4 Most Common Ways People Waste Their Money

When it comes to money, it can be easier to spend it than it is to save it.  Although most people can agree that they would love to be able to save more, they can’t seem to follow through when it comes down to it.

The average person admits to making at least one previous transaction per week.  Even though it’s a common thing, it doesn’t mean that it isn’t seriously hitting your pocketbook in a serious way.  If everyone started limiting their unnecessary purchases, they would find that they could save thousands a year.

Here are some of the most common things that people tend to waste their money on and how you can avoid it.

Memberships They Don’t Need Or Use

Paying for a service which you intend on using is a common occurrence.  Often people start their new year with the best intentions of going to the gym every day only to find that they stop going after the first month.

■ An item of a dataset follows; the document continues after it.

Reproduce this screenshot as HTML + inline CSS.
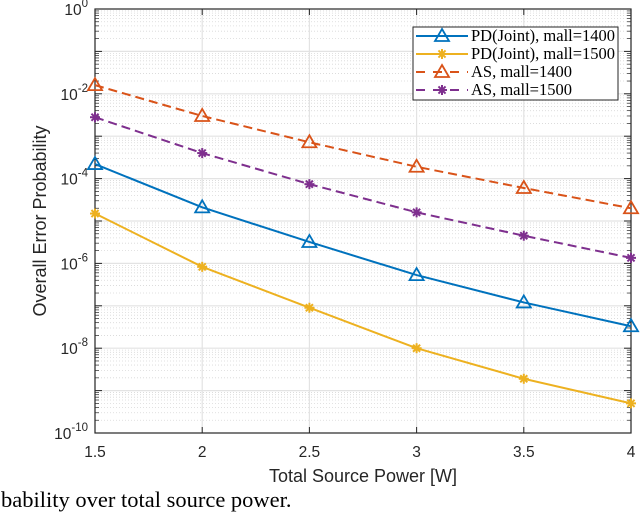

Subscriptions for magazines or websites are also common recurring expenses which end up never being used.  Rather than signing up for something quickly, try to determine if it’s really something that you can see yourself having use for over time.

If you are on the fence about it, opt for month-to-month rather than a required long-term commitment.  This way you can unenroll yourself if you find you aren’t using it.

Late Charges

Often life can get us distracted with our various to-dos and social calendars.  Sometimes bills can completely slip our minds and we end up getting hit with a late fee.  

Although it’s a common and honest mistake, a late fee is money that you might as well burn and throw into the wind.  Instead of allowing yourself to lose this money, why not sign up for auto-payments.  This is the best way to stay on top of your bills without having to worry about being late.

Eating Out Too Much

Going out to eat frequently in restaurants is a quick way to spend a significant amount of money on something that doesn’t last.  Although dining out on occasion can be an enjoyable treat, doing it regularly can start to add up to thousands a year.

Try to pack lunch for work, or if you’re on vacation, try to make at least one of your meals a day. This small adjustment can make a huge difference in your checkbook.

Addiction To “Good Deals”

Some people love a good deal so much that they can’t help but buy something on sale even if they don’t need it.  However, just because something is marked considerably down doesn’t mean that you need it.